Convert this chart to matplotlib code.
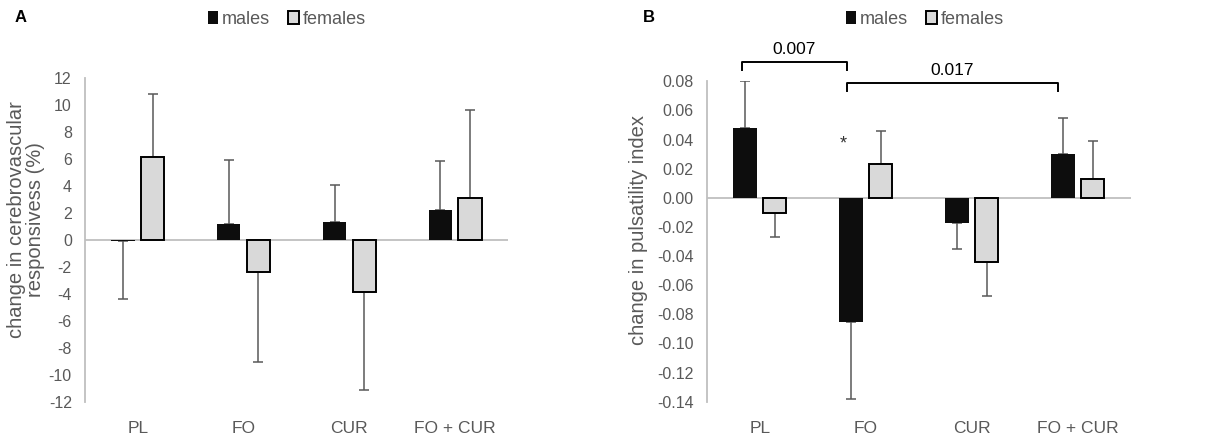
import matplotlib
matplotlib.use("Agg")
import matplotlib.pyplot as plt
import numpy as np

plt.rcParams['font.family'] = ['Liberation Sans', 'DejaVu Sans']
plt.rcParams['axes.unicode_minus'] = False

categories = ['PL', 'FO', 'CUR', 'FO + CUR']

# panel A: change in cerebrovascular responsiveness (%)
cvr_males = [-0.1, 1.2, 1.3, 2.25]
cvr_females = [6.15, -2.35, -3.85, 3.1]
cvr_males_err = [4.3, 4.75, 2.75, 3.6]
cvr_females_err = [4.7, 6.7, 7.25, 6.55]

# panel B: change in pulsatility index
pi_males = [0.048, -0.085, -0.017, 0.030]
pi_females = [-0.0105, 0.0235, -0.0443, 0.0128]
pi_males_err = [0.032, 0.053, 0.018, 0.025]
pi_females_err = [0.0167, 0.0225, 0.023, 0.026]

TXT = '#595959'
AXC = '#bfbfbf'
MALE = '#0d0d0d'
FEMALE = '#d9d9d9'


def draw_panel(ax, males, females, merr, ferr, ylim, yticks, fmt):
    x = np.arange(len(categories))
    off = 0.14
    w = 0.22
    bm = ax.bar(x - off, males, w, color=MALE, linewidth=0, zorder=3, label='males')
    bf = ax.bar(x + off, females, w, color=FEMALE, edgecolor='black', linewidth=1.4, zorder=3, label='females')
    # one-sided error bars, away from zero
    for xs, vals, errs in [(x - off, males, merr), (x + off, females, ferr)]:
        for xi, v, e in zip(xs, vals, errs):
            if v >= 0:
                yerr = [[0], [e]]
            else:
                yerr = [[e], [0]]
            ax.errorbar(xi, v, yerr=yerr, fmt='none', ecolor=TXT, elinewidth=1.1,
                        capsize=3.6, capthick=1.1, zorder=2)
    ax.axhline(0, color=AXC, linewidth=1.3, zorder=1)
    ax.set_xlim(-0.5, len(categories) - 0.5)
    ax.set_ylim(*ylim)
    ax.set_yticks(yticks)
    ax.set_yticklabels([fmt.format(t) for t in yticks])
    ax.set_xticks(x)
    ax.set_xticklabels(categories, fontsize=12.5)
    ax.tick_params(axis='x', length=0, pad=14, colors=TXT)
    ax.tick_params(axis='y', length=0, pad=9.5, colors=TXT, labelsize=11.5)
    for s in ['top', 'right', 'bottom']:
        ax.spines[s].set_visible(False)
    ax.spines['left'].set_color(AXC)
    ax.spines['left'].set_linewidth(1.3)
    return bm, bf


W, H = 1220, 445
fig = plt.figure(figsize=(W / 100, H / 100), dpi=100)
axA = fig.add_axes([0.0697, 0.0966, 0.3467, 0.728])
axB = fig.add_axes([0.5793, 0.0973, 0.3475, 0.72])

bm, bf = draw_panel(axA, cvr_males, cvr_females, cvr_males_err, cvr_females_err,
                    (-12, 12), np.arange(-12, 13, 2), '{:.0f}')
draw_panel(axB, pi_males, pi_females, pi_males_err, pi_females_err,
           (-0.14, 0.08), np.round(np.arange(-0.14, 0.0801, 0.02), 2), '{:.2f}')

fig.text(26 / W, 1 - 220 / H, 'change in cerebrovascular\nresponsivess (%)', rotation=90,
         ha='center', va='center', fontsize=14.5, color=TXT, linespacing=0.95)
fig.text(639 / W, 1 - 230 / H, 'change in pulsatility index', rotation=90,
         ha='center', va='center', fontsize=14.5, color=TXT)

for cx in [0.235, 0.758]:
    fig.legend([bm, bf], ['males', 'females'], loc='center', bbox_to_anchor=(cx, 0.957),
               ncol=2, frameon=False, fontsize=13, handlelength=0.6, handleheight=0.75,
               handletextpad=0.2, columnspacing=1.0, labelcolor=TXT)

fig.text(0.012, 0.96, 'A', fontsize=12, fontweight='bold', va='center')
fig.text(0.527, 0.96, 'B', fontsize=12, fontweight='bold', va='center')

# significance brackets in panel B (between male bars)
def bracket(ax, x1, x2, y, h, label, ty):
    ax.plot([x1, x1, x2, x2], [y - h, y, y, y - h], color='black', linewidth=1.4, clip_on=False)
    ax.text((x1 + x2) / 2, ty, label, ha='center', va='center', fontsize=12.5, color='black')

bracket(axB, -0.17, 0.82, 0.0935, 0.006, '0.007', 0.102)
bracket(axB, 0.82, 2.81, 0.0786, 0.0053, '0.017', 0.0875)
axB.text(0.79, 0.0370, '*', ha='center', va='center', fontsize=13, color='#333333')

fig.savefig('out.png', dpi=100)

## Instructions to follow
From the first line above to the line containing "plt.rcParams['axes.unicode_minus'] = False", repeat each line exactly. Pictures stay out.

## Correct answer
Convert this chart to matplotlib code.
import matplotlib
matplotlib.use("Agg")
import matplotlib.pyplot as plt
import numpy as np

plt.rcParams['font.family'] = ['Liberation Sans', 'DejaVu Sans']
plt.rcParams['axes.unicode_minus'] = False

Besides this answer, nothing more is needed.